[Lines of data]

--- --- ---

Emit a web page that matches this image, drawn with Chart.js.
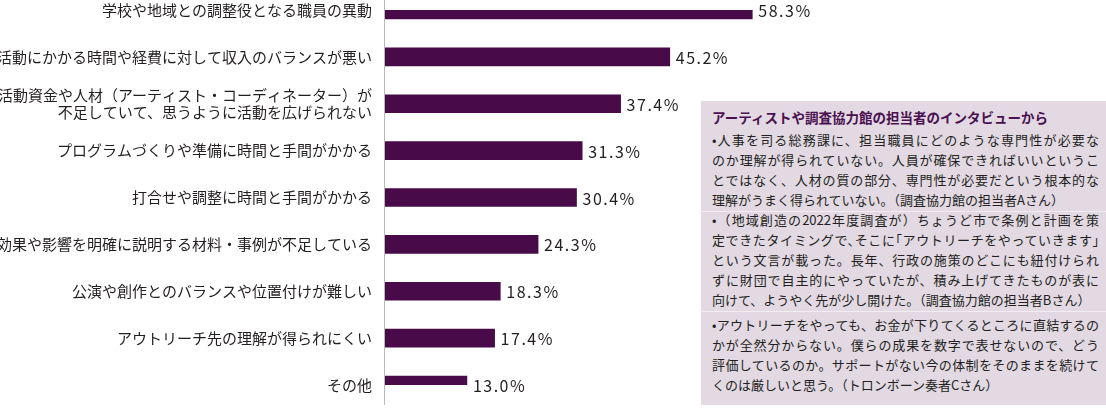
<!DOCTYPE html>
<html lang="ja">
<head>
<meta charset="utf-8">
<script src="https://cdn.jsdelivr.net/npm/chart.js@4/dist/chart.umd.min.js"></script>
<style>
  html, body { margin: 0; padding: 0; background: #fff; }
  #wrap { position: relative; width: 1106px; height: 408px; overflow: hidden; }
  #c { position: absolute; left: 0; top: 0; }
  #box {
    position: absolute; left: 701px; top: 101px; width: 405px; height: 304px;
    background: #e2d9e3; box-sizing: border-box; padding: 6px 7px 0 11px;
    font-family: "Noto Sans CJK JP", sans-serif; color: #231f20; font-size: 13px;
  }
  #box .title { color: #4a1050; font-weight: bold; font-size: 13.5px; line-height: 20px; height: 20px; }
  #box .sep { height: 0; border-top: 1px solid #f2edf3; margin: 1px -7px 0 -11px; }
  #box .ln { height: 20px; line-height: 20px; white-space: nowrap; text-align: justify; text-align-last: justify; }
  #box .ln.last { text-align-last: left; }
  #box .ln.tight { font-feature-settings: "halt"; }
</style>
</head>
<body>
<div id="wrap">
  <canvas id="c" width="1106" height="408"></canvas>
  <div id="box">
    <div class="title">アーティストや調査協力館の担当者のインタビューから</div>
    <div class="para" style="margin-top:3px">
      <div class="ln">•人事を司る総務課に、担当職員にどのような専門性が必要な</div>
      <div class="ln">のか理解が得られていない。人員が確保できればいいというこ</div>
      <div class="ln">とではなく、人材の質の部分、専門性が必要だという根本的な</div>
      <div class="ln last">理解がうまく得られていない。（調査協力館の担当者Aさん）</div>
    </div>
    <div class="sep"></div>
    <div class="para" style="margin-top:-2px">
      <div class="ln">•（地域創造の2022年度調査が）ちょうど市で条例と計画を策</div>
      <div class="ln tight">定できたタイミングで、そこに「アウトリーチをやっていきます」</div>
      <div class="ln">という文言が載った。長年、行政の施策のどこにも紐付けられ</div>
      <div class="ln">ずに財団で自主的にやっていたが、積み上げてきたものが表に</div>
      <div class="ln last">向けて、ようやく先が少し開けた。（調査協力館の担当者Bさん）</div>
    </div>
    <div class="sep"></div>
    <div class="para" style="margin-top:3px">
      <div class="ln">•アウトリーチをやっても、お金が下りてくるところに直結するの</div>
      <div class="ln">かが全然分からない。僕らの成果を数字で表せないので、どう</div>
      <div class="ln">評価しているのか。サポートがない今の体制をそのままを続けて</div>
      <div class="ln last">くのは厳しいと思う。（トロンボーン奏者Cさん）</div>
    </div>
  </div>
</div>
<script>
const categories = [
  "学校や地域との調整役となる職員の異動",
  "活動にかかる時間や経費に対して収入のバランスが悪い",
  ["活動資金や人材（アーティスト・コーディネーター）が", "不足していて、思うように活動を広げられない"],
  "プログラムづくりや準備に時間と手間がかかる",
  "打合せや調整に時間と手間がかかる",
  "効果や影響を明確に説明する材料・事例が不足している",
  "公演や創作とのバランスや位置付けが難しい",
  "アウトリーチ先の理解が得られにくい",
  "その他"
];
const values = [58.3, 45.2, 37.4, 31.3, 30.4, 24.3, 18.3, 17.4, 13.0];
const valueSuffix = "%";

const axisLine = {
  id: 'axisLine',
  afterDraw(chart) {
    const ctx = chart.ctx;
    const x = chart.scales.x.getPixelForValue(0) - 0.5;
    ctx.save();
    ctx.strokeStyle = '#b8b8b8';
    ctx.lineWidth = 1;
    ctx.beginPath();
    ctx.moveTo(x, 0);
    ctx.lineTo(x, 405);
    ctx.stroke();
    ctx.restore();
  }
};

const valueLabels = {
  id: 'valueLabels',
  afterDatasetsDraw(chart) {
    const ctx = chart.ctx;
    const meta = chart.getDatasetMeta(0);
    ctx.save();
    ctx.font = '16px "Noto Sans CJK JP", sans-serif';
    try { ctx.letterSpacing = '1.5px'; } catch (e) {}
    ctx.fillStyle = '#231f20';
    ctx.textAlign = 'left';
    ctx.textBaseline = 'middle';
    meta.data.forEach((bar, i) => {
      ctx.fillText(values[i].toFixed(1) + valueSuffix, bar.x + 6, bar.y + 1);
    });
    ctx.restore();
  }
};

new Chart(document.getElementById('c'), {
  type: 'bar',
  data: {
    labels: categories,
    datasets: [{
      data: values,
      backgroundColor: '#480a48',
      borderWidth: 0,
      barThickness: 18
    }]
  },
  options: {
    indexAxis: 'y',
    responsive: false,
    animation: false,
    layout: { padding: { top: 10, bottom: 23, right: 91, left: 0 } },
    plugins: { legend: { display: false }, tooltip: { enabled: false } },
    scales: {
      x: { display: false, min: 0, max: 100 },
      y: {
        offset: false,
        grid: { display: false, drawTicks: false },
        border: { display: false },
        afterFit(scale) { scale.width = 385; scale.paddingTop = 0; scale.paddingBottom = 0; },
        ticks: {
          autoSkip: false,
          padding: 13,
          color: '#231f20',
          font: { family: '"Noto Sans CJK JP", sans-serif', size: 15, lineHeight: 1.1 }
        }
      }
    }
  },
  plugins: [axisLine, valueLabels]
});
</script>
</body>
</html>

--- --- ---

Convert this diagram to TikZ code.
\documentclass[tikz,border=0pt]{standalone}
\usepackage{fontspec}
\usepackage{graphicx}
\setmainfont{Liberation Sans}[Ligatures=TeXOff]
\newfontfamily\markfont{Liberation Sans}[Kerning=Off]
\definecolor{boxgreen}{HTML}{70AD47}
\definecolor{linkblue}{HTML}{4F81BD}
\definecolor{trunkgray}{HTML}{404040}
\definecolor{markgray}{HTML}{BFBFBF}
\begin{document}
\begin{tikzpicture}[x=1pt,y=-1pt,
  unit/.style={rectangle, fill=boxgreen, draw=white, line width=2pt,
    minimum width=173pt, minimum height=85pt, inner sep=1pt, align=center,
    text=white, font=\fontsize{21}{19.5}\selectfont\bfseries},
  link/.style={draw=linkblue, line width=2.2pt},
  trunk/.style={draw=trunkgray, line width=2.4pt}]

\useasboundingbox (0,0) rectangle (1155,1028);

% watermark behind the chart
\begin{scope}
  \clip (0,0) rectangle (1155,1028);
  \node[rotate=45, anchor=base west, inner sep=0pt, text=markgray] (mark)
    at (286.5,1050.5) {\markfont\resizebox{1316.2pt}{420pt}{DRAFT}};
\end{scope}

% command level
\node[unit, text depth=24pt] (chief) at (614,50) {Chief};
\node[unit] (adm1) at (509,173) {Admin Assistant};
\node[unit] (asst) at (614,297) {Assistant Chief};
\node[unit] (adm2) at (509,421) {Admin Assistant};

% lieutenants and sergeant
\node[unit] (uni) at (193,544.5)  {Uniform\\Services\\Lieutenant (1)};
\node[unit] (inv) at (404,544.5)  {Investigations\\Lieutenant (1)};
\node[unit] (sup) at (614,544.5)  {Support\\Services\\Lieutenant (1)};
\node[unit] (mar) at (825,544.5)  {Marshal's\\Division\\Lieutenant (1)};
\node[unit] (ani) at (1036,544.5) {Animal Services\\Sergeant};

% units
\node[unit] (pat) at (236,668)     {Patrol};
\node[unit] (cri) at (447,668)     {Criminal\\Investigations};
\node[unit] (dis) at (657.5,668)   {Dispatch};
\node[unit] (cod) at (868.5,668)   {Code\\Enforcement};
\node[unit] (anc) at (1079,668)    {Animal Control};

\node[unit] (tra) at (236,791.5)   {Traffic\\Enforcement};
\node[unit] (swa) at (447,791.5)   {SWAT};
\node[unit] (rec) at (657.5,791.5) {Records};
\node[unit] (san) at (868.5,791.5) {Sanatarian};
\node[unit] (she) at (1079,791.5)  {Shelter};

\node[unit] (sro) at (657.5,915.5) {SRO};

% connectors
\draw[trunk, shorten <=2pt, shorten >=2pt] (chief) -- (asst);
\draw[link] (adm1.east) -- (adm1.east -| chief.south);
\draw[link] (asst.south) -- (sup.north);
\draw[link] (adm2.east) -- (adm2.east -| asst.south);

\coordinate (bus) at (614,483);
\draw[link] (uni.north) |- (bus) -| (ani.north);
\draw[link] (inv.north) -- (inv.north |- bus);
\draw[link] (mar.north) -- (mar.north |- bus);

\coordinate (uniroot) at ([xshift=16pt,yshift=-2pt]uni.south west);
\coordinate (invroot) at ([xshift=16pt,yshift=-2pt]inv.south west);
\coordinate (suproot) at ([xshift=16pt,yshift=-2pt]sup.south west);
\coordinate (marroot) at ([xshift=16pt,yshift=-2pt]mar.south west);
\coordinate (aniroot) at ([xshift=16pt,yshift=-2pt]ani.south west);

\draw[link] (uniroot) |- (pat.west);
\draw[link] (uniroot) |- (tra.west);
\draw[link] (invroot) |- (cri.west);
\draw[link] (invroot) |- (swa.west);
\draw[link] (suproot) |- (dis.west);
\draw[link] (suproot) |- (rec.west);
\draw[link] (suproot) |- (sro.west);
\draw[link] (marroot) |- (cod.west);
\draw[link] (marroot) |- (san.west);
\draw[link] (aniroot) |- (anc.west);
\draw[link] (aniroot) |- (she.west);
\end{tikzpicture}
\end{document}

--- --- ---

= Brief =
Select every line of the material above holding the word "this" and copy it.

= Written response =
Emit a web page that matches this image, drawn with Chart.js.
Convert this diagram to TikZ code.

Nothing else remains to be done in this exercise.